How to read a DMARC aggregate report

DMARC aggregate reports are XML files sent daily by email providers (Google, Microsoft, Yahoo, etc.) telling you who sent email as your domain and whether it passed authentication. dmarco parses and displays these automatically — here's how to read the data.

Report-level information

  • Reporting organization — who generated the report (e.g., google.com). This is the receiver that checked your emails.
  • Date range — the period covered, usually 24 hours
  • Your domain — the domain being evaluated

Records (rows in the report)

Each record represents a group of emails from the same source IP with the same authentication results:

  • Source IP — the server that sent the email.

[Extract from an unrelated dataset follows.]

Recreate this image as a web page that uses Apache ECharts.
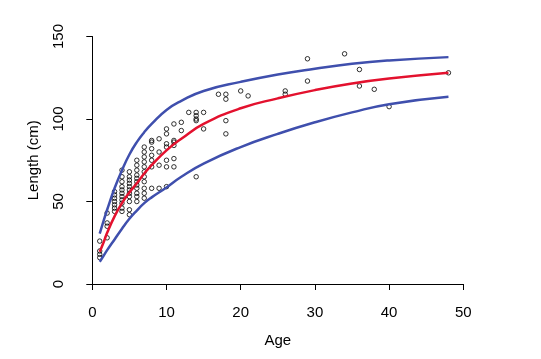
<!DOCTYPE html>
<html>
<head>
<meta charset="utf-8">
<script src="https://cdn.jsdelivr.net/npm/echarts@6/dist/echarts.min.js"></script>
<style>html,body{margin:0;padding:0;background:#fff;}#c{width:541px;height:359px;}</style>
</head>
<body>
<div id="c"></div>
<script>
// Observed points: [age, length]
var obsAges = [1,1,1,1, 2,2,2,2, 3,3,3,3,3,3,3,
  4,4,4,4,4,4,4,4,4,4,4, 5,5,5,5,5,5,5,5,5,5,5,
  6,6,6,6,6,6,6,6,6,6,6, 7,7,7,7,7,7,7,7,7,7,7,
  8,8,8,8,8,8,8, 9,9,9,9, 10,10,10,10,10,10,10,
  11,11,11,11,11,11, 12,12, 13, 14,14,14,14,14, 15,15,
  17, 18,18,18,18, 20, 21, 26,26, 29,29, 34, 36,36, 38, 40, 48];
var obsLengths = [16,18,20,26, 28,35,37,43, 44,46,48,50,52,54,56,
  44,46,49,51,53,55,57,59,62,65,69, 42,45,50,53,55,57,59,61,63,65,68,
  50,53,55,58,60,62,64,66,69,72,75, 52,55,58,62,65,68,71,74,77,80,83,
  58,71,75,78,82,86,87, 58,72,80,88, 59,71,75,83,85,91,94,
  71,76,84,86,87,97, 93,98, 104, 65,99,100,102,104, 94,104,
  115, 91,99,112,115, 117, 114, 115,117, 123,136.5, 139.5, 120,130, 118, 107.5, 128];

// Fitted curve (red) and bounds (blue)
var curveAges = [1,1.5,2,3,4,5,6,7,8,10,12,15,20,25,30,35,40,48];
var fitLength = [19.5,25,31,41,49,55.5,61,67,72,81,88,97,106.5,112.5,117.5,121.5,124.5,128];
var upperLength = [30.5,38,45,58,69,78.5,86,92,97,105.5,111,117,122.5,127,130.5,133.5,135.5,137.5];
var lowerLength = [13.5,17,20.5,27,33.5,39.5,44.5,49,52.5,58.5,65,73,83,91,98,104,109,113.5];

var xTicks = [0,10,20,30,40,50];
var yTicks = [0,50,100,150];

function pairs(xs, ys){ return xs.map(function(x,i){ return [x, ys[i]]; }); }

var FONT = 'Liberation Sans, Arial, sans-serif';
var chart = echarts.init(document.getElementById('c'), null, {renderer:'canvas'});
chart.setOption({
  animation:false,
  backgroundColor:'#ffffff',
  grid:{left:92.3, right:77.7, top:36.5, bottom:75},
  xAxis:{
    type:'value', min:xTicks[0], max:xTicks[xTicks.length-1], interval:10,
    offset:10,
    name:'Age', nameLocation:'middle', nameGap:39,
    nameTextStyle:{fontFamily:FONT, fontSize:15, color:'#000'},
    axisLine:{show:true, lineStyle:{color:'#000', width:1}},
    axisTick:{show:true, length:6, lineStyle:{color:'#000'}},
    axisLabel:{fontFamily:FONT, fontSize:15, color:'#000', margin:11},
    splitLine:{show:false}
  },
  yAxis:{
    type:'value', min:yTicks[0], max:yTicks[yTicks.length-1], interval:50,
    offset:15.3,
    name:'Length (cm)', nameLocation:'middle', nameGap:36, nameRotate:90,
    nameTextStyle:{fontFamily:FONT, fontSize:15, color:'#000'},
    axisLine:{show:true, lineStyle:{color:'#000', width:1}},
    axisTick:{show:true, length:6, lineStyle:{color:'#000'}},
    axisLabel:{fontFamily:FONT, fontSize:15, color:'#000', margin:11, rotate:90},
    splitLine:{show:false}
  },
  series:[
    {type:'scatter', data:pairs(obsAges, obsLengths), symbol:'circle', symbolSize:4.5,
     itemStyle:{color:'rgba(0,0,0,0)', borderColor:'#000', borderWidth:1}, z:2},
    {type:'line', data:pairs(curveAges, fitLength), smooth:0.5, showSymbol:false,
     lineStyle:{color:'#e3112e', width:2.5}, z:3},
    {type:'line', data:pairs(curveAges, upperLength), smooth:0.5, showSymbol:false,
     lineStyle:{color:'#3f4fad', width:2.5}, z:3},
    {type:'line', data:pairs(curveAges, lowerLength), smooth:0.5, showSymbol:false,
     lineStyle:{color:'#3f4fad', width:2.5}, z:3}
  ]
});
</script>
</body>
</html>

Known IPs are your legitimate mail servers. Unknown IPs may be spoofing or misconfigured services.
  • Message count — how many emails this row represents. A count of 500 is more significant than a count of 1.
  • SPF result — did the sending server pass SPF? (pass, fail, none)
  • DKIM result — did the email have a valid DKIM signature? (pass, fail, none)
  • Disposition — what the receiver did: none (delivered), quarantine (spam), reject (blocked)

What to look for

Pass rate

The percentage of messages that fully passed DMARC. Your goal is 99%+. Anything below that means some mail is failing authentication.

Unknown senders

IPs that don't match any known sender in the sender library. These need investigation — they could be legitimate services you haven't configured, or unauthorized senders.

Failure patterns

  • SPF_FAIL — the sending server isn't in your SPF record. Either add it or confirm it's unauthorized.
  • DKIM_FAIL — the DKIM signature is invalid or missing. The sender may need DKIM configuration.
  • SPF_PASS_DMARC_FAIL — SPF passed but the domain doesn't align with the From header. Common with third-party senders.
  • DKIM_PASS_NOT_ALIGNED — DKIM passed but signed with a different domain. Common with services that sign with their own domain instead of yours.

Tip: Start with the highest-volume failing senders. A sender with 1,000 failing messages is more urgent than one with 2.